We can take pride in the historic decision of the Liberal Party-Country Party government in 1976 which led to the entry of some 90 000 Indo-Chinese refugees to this country, who are contributing with distinction and energy to Australians development and welfare. The natural resources of this great continent, both agricultural and mineral, as well as its massive territorial expanse, must needs see the present population of 15 million as a most conservative figure. There is ever a need for a breadth of vision in our decision-makers and community leaders as will ensure that this country’s full potential is realized. Whilst there may be coherent and valid reasons for curtailing migration at various stages of our development, we should with tenacity and fierce resolve do our utmost to maintain such maximum levels of migrant intake as we can possibly achieve. The recent CEBA study sponsored by the federal Government over the last three years, initiated when Mr lan McPhee was the Minister for Immigration and financed by the Department of Immigration and Ethnic Affairs and the Committee of the Economic Development of Australia, concludes, according to the Melbourne Age of 2nd August, 1984, that faster immigration would not increase unemployment and would have the benefit of reducing the relative burden of welfare spending on the aged. The report further quotes Dr Norman, the project’s director and a reader in Economics at Melbourne University, as saying —

Overall immigration continues to exert a generally favourable economic impact in Australia though the magnitude of net economic benefit is probably much less than in the 1950’s when vigorous secondary industry growth, more receptive attitudes and the need to fill a population hole created by low birth rates in the 1930’s each enabled immigration to contribute more tangibly to the Australian economy than it does apparently today.

The research further indicates that migrants create at least as many jobs as they take up. The recent report of the Department of Employment and Industrial Relations, according to Michael Lawrence’s report in the Sydney Morning Herald of the 10th September, 1984, shows apprenticeships in skilled trades in Australia were allowed to run down to such an extent in 1982-83 that a higher intake of skilled migrants might be required in the medium term to compensate. The report further states— Given that a high proportion of recent apprenticeship training effort has been directed to meeting replacement demand requirements rather than any net growth in employment in the trades, it may well be that this reduction in apprenticeship completion levels could lead to supply problems in at least some of the relevant occupational labour markets, making resort to immigration again a necessity.
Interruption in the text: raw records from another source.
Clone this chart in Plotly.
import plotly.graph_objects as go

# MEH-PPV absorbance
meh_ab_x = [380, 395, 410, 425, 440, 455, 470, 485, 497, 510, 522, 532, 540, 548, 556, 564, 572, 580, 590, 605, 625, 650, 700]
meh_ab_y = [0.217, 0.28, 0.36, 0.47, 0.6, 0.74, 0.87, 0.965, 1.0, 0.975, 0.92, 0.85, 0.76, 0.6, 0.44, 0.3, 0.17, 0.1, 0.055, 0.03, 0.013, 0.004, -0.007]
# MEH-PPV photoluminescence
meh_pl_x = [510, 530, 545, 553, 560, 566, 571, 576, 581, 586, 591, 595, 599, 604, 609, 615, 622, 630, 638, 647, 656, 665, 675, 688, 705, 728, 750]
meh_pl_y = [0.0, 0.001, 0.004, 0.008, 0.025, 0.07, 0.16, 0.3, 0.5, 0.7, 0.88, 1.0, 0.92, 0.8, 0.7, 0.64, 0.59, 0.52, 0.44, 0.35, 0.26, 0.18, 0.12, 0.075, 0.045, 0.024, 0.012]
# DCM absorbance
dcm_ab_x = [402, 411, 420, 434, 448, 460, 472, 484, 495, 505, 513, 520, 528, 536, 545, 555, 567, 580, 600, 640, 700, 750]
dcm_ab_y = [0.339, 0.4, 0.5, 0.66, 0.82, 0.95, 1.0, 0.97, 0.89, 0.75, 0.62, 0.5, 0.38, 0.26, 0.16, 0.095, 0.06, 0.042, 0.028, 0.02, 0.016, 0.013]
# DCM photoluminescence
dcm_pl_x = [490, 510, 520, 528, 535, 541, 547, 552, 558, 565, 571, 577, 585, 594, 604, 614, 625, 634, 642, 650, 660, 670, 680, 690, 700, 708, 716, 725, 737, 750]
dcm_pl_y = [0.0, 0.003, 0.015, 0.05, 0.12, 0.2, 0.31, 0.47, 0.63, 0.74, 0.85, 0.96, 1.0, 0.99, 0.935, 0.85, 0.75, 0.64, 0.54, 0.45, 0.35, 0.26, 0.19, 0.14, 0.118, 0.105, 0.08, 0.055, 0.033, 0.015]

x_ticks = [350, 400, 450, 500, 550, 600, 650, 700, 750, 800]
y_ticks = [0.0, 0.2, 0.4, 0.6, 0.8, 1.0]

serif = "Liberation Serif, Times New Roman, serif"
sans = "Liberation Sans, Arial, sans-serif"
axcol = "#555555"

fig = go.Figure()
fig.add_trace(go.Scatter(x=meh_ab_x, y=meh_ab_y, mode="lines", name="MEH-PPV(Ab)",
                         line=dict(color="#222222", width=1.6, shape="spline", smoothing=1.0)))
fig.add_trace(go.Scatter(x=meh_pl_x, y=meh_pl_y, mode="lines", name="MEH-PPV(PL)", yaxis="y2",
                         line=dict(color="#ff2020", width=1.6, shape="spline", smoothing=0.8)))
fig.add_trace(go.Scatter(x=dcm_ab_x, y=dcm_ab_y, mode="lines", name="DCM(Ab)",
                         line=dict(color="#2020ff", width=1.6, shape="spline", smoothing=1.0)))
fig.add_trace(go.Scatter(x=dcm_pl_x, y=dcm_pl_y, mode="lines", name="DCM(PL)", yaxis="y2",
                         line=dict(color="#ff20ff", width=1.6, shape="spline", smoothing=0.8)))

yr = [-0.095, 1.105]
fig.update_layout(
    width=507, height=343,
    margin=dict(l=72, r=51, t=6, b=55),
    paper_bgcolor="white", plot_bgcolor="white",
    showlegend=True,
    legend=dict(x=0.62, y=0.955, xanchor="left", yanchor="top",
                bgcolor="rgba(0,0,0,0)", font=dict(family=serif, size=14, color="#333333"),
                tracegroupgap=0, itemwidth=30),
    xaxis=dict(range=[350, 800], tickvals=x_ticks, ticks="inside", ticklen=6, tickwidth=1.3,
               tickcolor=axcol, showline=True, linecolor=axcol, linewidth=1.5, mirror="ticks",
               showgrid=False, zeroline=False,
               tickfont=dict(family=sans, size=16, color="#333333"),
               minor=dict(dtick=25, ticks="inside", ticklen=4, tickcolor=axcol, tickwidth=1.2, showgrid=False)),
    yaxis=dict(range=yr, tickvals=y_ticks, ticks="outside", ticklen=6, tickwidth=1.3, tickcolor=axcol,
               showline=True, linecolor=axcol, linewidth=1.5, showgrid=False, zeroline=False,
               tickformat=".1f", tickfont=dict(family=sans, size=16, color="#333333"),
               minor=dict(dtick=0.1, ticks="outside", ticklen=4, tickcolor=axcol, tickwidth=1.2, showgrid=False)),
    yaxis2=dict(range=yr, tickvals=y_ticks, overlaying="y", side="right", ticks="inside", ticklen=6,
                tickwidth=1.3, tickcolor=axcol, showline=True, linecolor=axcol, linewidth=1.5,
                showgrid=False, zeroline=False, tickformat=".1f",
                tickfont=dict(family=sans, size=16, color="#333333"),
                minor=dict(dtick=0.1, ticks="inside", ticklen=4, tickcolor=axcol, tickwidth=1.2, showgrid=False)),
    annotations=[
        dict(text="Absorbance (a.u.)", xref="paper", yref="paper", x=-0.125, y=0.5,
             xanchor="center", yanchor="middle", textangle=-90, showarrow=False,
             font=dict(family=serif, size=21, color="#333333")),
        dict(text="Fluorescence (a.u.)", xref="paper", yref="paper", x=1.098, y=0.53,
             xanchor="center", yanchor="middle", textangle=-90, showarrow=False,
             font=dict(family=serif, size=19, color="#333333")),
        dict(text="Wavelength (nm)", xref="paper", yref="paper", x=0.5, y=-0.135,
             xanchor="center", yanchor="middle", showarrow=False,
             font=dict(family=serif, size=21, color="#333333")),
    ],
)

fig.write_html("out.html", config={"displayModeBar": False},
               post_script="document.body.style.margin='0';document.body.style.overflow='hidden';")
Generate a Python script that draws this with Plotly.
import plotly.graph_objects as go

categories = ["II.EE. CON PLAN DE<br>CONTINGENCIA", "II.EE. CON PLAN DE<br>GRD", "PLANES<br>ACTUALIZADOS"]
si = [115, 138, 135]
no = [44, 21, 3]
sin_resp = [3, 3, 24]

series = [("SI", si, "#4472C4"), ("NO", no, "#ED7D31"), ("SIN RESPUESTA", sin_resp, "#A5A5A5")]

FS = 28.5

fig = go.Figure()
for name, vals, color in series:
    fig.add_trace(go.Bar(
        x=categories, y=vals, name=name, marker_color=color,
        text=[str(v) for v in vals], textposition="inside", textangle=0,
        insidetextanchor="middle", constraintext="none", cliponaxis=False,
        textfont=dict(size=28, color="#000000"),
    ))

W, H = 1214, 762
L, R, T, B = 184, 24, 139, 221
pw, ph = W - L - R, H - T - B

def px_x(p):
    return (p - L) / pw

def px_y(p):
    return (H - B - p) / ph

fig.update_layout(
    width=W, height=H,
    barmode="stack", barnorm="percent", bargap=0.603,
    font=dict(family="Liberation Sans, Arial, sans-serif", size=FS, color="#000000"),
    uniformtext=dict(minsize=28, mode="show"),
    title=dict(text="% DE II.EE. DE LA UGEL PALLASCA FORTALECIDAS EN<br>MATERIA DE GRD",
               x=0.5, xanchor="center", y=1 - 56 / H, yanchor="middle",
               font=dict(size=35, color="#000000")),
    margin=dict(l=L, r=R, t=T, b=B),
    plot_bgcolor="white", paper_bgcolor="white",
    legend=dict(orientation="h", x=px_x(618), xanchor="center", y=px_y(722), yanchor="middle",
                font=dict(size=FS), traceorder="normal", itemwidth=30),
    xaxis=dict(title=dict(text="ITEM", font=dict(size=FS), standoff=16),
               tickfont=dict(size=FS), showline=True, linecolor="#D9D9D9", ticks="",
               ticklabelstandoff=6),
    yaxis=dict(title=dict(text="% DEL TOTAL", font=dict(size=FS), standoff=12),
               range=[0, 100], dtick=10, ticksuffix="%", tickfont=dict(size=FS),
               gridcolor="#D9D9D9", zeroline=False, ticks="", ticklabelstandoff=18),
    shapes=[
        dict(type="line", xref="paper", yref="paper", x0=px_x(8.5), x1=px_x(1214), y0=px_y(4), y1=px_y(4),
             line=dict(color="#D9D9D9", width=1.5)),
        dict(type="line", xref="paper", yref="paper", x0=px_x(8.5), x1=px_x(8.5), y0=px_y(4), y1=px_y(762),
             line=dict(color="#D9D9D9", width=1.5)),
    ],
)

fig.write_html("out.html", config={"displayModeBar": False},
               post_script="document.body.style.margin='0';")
Indeed, it is generally conceded that there are less than twenty genuine parliamentary democracies in the world today, and we here in the Antipodes are indeed privileged to be a worthy example of one of them—a cultural pluralism within a constitutional monarchial system. And, in this regard, I am mindful of the words of that eminent statement, Edmund Burke, who when speaking 200 years ago on the 16th June, 1784 on the Reform of the Representation of the Commons in Parliament Bill, said:

It is for fear of losing the inestimable treasure we have, that I do not venture to game it out of my hands for the vain hope of improving it. I look with filial reverence on the constitution of my country and never will cut it in pieces and put it into the kettle of any magician in order to boil it, with the puddle of their compounds, into youth and vigour. On the contrary, I will drive away such pretenders; I will nurse its venerable age and with lenient acts extend a parent’s breath.

In an age when the world is shrinking and enlightened men are moving closer together in common dialogue through the United Nations and the European Common Market it is a matter of pride that we here in Australia continue to play an important role in a multiracial Commonwealth of independent sovereign States. I believe that all sober thinking Australians are proud to be members of such a Commonwealth, headed symbolically by a Queen who has dedicated her life to her people and the unity of a multicultural Commonwealth of Nations.

Our law courts here in Australia have roots going back 800 years; our very Parliament in New South Wales, the Mother Parliament of Australia, has its roots in a House of Commons some 800 years old, but the monarchial system of which we are a part is over eleven hundred years old. I believe that the cohesion and tradition and stability provided to Australian society by our constitutional monarchy has in no small way been appreciated by newcomers to this country, be they economic or political migrants or refugees. And, as a descendent of a migrant to this country from southern Europe, I place on record my total and unequivocal support for the monarchy.

As Australians and as the only people on this earth to occupy a continent—the fifth continent—we have a special duty to ensure that we honour the heritage that the founding fathers and settlers to this country since 1788 have bequeathed to us, and to continue to ensure that the opportunities and resources of this continent are maximized to the benefit of all Australians, whether newly arrived or born here, and in this regard we must needs remember that the Australian Aborigine has yet to take his rightful place in our society and that the twin scourges of abominable poverty and high unemployment are still with us.

It is true that today the role of this Chamber and its members continues to be challenged by sections of the community. In an age of instant media, it is important therefore that the sterling efforts of members of this Chamber and this House be made known to the public. In this regard, I am persuaded that support should be given to the selective televising of proceedings in the upper House as well as the lower House. Initiatives taken in the Canadian House of Commons in the late 1970’s in this regard have indicated very positive results indeed, particularly in relation to the daily question period, which is carried live to major Canadian cities, and the weekly synopsis of parliamentary highlights every Sunday. People ask how it is possible for this State’s prime forum of debate to maintain its rightful importance when it is denied access to the nation’s prime medium for mass communication. In concluding may we be reminded of the words of a distinguished political architect of the Australian Constitution, Alfred Deakin, who, when speaking in Adelaide in 1898, said:

Awed as I feel by the fact that we come from, that we speak to, and that we act for a great constituency, I am awed by the thought of the constituency which is not visible, but which awaits the results of our labours —we are the trustees for posterity for the unborn millions, unknown and unnumbered—whose aspirations we may help them to fulfil and whose destinies we may assist to determine.

As I look around at members of this House today, who are prominent and senior figures in the professions, commerce, the primary industries, in the trade union movement, and in vital community organizations, I am encouraged to believe in the continued historic and vital role of this Chamber, as trustees of that posterity.